O resultado disso é que celebrar o dia do sociólogo talvez devesse ser o dia de cada um permitir-se um pouco da satisfação da própria vaidade. Talvez. Mas deveria ser também, e muito antes e muito mais, o dia de revalorizar o fundador da sociologia e, em consequência, de acabar com preconceitos, exclusões, perseguições mantidas pelos próprios sociólogos. 

Por outro lado, a data específica de celebração do Dia Nacional do Sociólogo merece reflexão. Afinal de contas, como estamos no âmbito da Sociologia, é necessário perguntar: por que logo esse dia em particular e não qualquer outro? 

Com a ajuda da internet e da inteligência artificial, com facilidade descobrimos que o dia 10 de dezembro é o Dia Nacional do Sociólogo apenas porque no dia 10 de dezembro de 1980 foi promulgada a lei que instituiu a profissão de sociólogo no Brasil (Lei n. 6.888/1980[2]). Em outras palavras, para além de um mero acaso burocrático – para falar como historicistas rasteiros e os politicistas: para além de um simples acidente histórico e político – não há de verdade nenhum motivo para celebrar-se em tal data o Dia do Sociólogo. Essa data não tem sentido, nem valor, não tem significado nenhum. 

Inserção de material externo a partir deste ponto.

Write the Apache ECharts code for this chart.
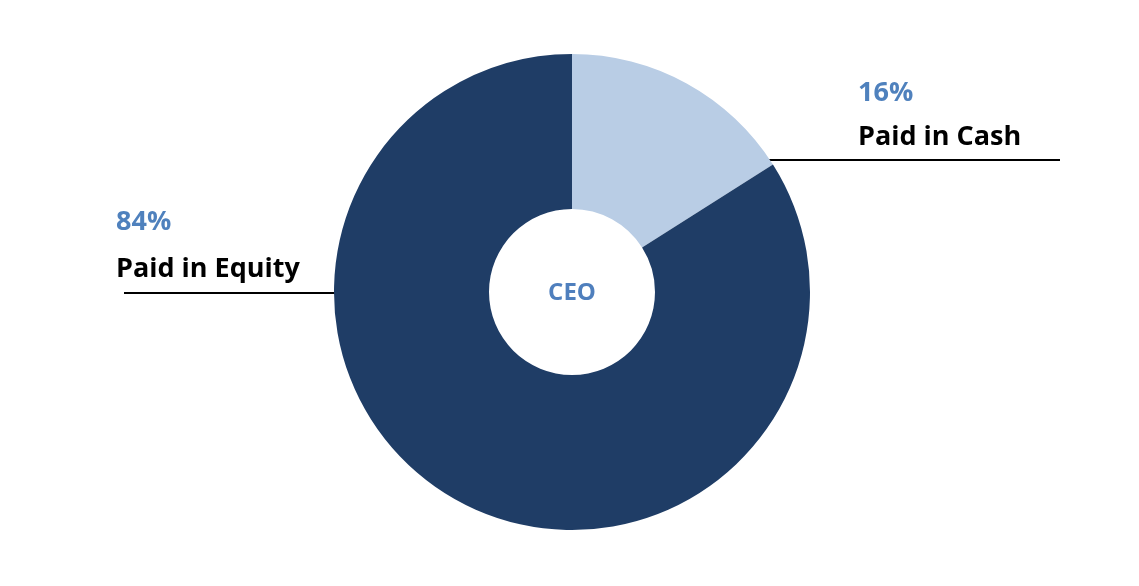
<!DOCTYPE html>
<html>
<head>
<meta charset="utf-8">
<script src="https://cdn.jsdelivr.net/npm/echarts@6/dist/echarts.min.js"></script>
<style>html,body{margin:0;padding:0;background:#fff}#chart{width:1139px;height:586px}</style>
</head>
<body>
<div id="chart"></div>
<script>
const names = ["Paid in Cash", "Paid in Equity"];
const values = [16, 84];
const colors = ["#b9cde5", "#1f3d66"];
const centerLabel = "CEO";

const chart = echarts.init(document.getElementById("chart"));
const font = "'Open Sans', 'Liberation Sans', sans-serif";

// label blocks: [percent x, y] / name / leader line
const txt = (x, y, text, color) => ({
  type: "text", x, y,
  style: { text, fill: color, font: "bold 27px " + font, textVerticalAlign: "middle" }
});
const line = (x1, x2, y) => ({
  type: "line", shape: { x1, y1: y, x2, y2: y },
  style: { stroke: "#000", lineWidth: 2 }
});
const dot = (x, y) => ({ type: "circle", shape: { cx: x, cy: y, r: 5 }, style: { fill: "#000" } });

chart.setOption({
  animation: false,
  series: [{
    type: "pie",
    center: [572, 292],
    radius: [83, 238],
    startAngle: 90,
    label: { show: false },
    labelLine: { show: false },
    data: names.map((n, i) => ({ name: n, value: values[i], itemStyle: { color: colors[i] } }))
  }],
  graphic: [
    { type: "text", x: 572, y: 293, style: { text: centerLabel, fill: "#4f7fbd", font: "bold 24px " + font, textAlign: "center", textVerticalAlign: "middle" } },
    txt(858, 93, values[0] + "%", "#4f81bd"),
    txt(858, 137, names[0], "#000"),
    line(643, 1060, 160), dot(643, 160),
    txt(116, 222, values[1] + "%", "#4f81bd"),
    txt(116, 269, names[1], "#000"),
    line(124, 426, 293), dot(426, 293)
  ]
});
</script>
</body>
</html>
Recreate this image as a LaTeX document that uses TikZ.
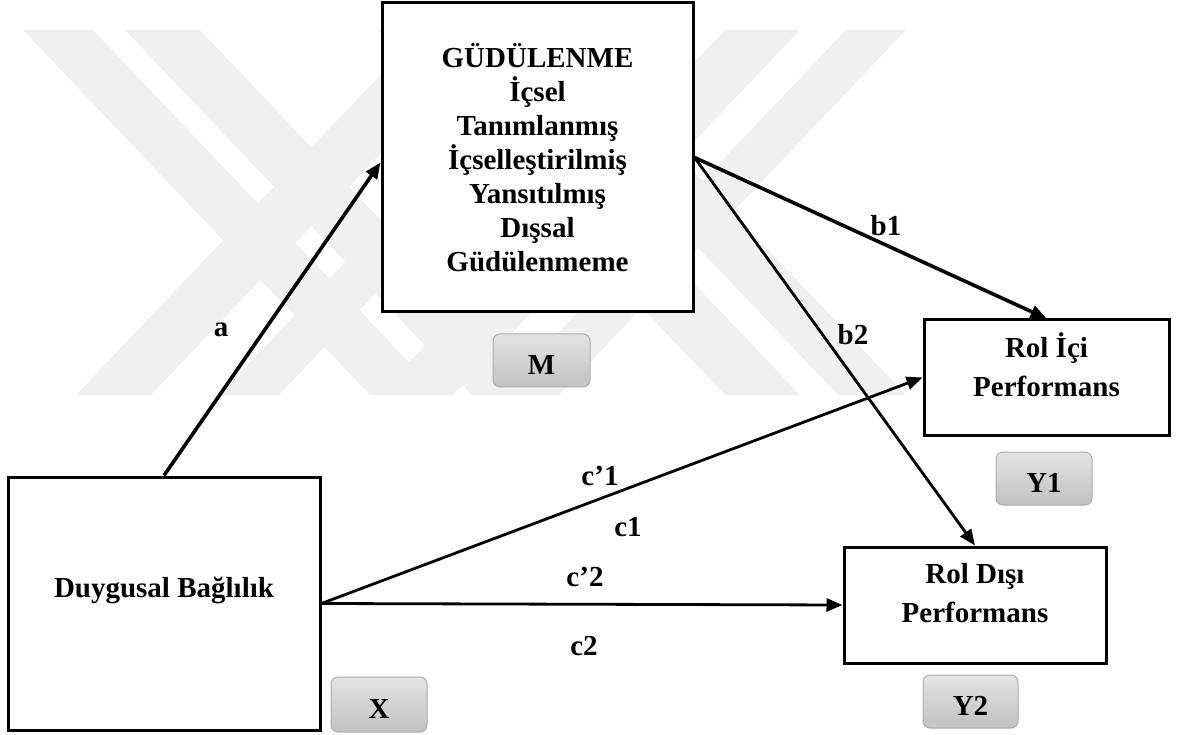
\documentclass[tikz,border=0pt]{standalone}
\usepackage{fontspec}
\setmainfont{Liberation Serif}
\usetikzlibrary{arrows.meta}
\begin{document}
\begin{tikzpicture}[x=1pt,y=-1pt,
  wm/.style={fill=black!6},
  box/.style={draw=black,line width=3pt,fill=white,inner sep=0pt},
  txt/.style={font=\fontsize{29}{34}\selectfont\bfseries,align=center,inner sep=0pt},
  txtwide/.style={font=\fontsize{29}{39}\selectfont\bfseries,align=center,inner sep=0pt},
  tag/.style={draw=black!32,line width=1pt,rounded corners=7pt,
    top color=black!11,bottom color=black!24,inner sep=0pt,
    text height=28pt,text depth=0pt,font=\fontsize{29}{34}\selectfont\bfseries},
  lab/.style={font=\fontsize{29}{34}\selectfont\bfseries,inner sep=0pt},
  link/.style={line width=2.8pt,-{Triangle[length=16pt,width=13pt]}},
  heavylink/.style={link,line width=3.6pt}
]
\useasboundingbox (0,0) rectangle (1184,735);

% faint background stripes
\fill[wm] (23,30) -- (93,30) -- (440,395) -- (370,395) -- cycle;
\fill[wm] (125,30) -- (200,30) -- (547,395) -- (472,395) -- cycle;
\fill[wm] (725,30) -- (800,30) -- (453,395) -- (378,395) -- cycle;
\fill[wm] (846,30) -- (906,30) -- (559,395) -- (499,395) -- cycle;
\fill[wm] (423,30) -- (498,30) -- (151,395) -- (76,395) -- cycle;
\fill[wm] (566,30) -- (626,30) -- (279,395) -- (219,395) -- cycle;
\fill[wm] (378,30) -- (453,30) -- (800,395) -- (725,395) -- cycle;
\fill[wm] (491,30) -- (559,30) -- (906,395) -- (838,395) -- cycle;

% variable boxes
\node[box,minimum width=311pt,minimum height=309pt] (M) at (537.5,157.5) {};
\node[box,minimum width=312pt,minimum height=253pt] (X) at (164,603.5) {};
\node[box,minimum width=245pt,minimum height=115pt] (RI) at (1046.5,377.5) {};
\node[box,minimum width=262pt,minimum height=116pt] (RD) at (975,605) {};

\node[txt] (Mt) at (537.5,157.5) {GÜDÜLENME\\İçsel\\Tanımlanmış\\İçselleştirilmiş\\Yansıtılmış\\Dışsal\\Güdülenmeme};
\node[txt] (Xt) at (164,590) {Duygusal Bağlılık};
\node[txtwide] (RIt) at (1046.5,365) {Rol İçi\\Performans};
\node[txtwide] (RDt) at (975,593.5) {Rol Dışı\\Performans};

% role tags
\node[tag,minimum width=97pt,minimum height=53pt] (Mtag) at (541.5,360.5) {M};
\node[tag,minimum width=96pt,minimum height=55pt] (Xtag) at (379,704.5) {X};
\node[tag,minimum width=96pt,minimum height=53pt] (Y1tag) at (1044,478.5) {Y1};
\node[tag,minimum width=95pt,minimum height=53pt] (Y2tag) at (970.5,701.5) {Y2};

% paths
\draw[heavylink] (X.north) -- ([yshift=-5pt]M.west);
\draw[heavylink] (M.east) -- (RI.north);
\draw[link] (M.east) -- (RD.north);
\draw[link] (X.east) -- (RI.west);
\draw[link] (X.east) -- (RD.west);

% path labels
\node[lab] (la) at (221,330) {a};
\node[lab] (lb1) at (886,226) {b1};
\node[lab] (lb2) at (853,335) {b2};
\node[lab] (lc1p) at (600,476) {c’1};
\node[lab] (lc1) at (628,527) {c1};
\node[lab] (lc2p) at (585,577) {c’2};
\node[lab] (lc2) at (584,646) {c2};
\end{tikzpicture}
\end{document}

Muitas datas que celebramos têm origem puramente acidental, como nos casos de nascimentos e falecimentos; já as inaugurações podem receber ajustes. Mas se a profissão de sociólogo foi instituída em um determinado dia devido a um acaso burocrático, não há motivo nenhum – é necessário insistir: motivo nenhum – para sacramentar esse acaso burocrático. 

Isso por si só já é bastante ruim. Mas, para piorar, como indicado no projeto de lei que propôs a criação do Dia Nacional do Sociólogo (Projeto de Lei n. 1.456/2022[3], de autoria do Senador Nelsinho Trad), essa ausência de verdadeiros parâmetros foi definida e sacramentada em encontros profissionais e estudantis de sociólogos. Vários encontros decidiram que, em vez de respeitar-se a história da Sociologia – seja como disciplina científica, seja como área praticada no Brasil –, o melhor seria não se respeitar nada além de mesquinhas disputas políticas e tramitações burocráticas para celebrar-se o profissional que deve valorizar hábitos, culturas, valores compartilhados. Digam o que quiserem, para mim isso é motivo de vergonha; insisto: é inadmissível que sociólogos celebrem e institucionalizem a falta de critérios. Isso, aliás, em termos sociológicos é profundamente revelador – da mesma mentalidade que permite, estimula e pratica as discriminações citadas acima, contra os positivistas e contra os sociólogos profissionais. 



[1] Esta postagem reúne, adapta e amplia duas publicações que fizemos no dia 11.12.2025 em nossa conta do Facebook: daí o seu caráter compósito.

[2] Complementada pelo Decreto n. 89.531/1984, que regulamentou essa lei.